8. Sentiment Indicators (Fear & Greed Index)
While technical indicators are essential, sentiment indicators like the Fear & Greed Index can also play a significant role in crypto trading. This index gauges the overall sentiment of the crypto market, with extreme fear potentially signaling a buying opportunity and extreme greed suggesting it may be time to sell.
Why it works:
Crypto markets are highly emotional, and understanding market sentiment can help traders navigate through the noise. For instance, during a period of extreme fear, many traders might panic sell, creating a buying opportunity for those who can stay level-headed.
How to use it:
Use sentiment indicators to supplement your technical analysis.

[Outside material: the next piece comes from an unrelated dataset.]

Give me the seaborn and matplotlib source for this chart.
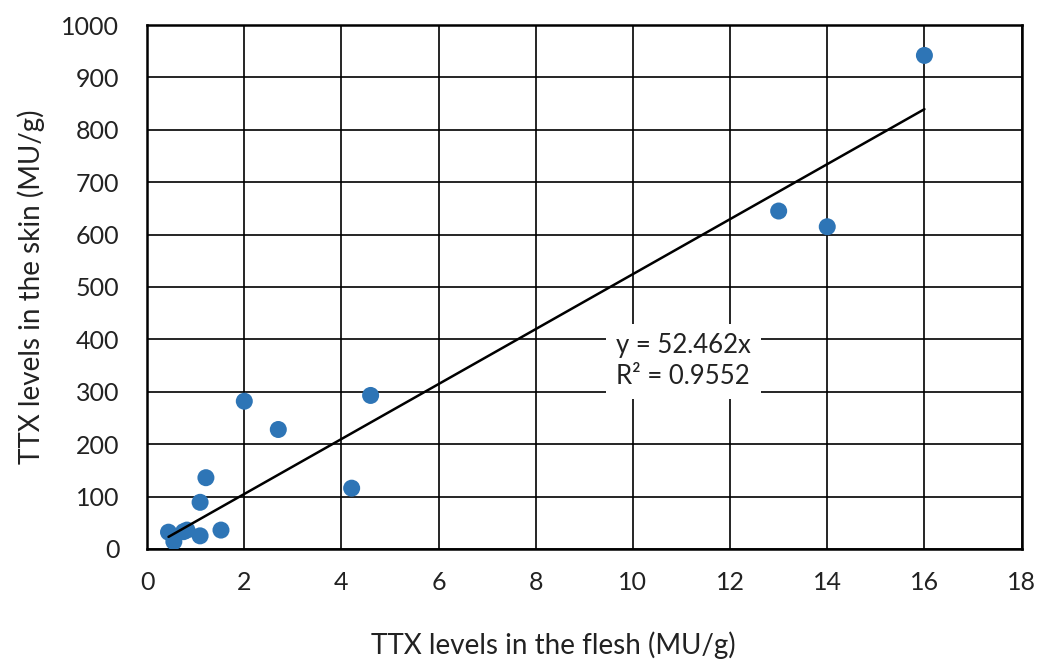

For example, if technical indicators show bullish signs, but the Fear & Greed Index signals extreme greed, it might be wise to exercise caution.
Conclusion:
Crypto trading is fast-paced and often feels like a wild ride, but by using these leading indicators, you can approach the market with greater confidence and precision. Whether you’re analyzing trends with moving averages, spotting overbought conditions with RSI, or gauging market sentiment, these tools are essential for making informed decisions in the volatile crypto landscape.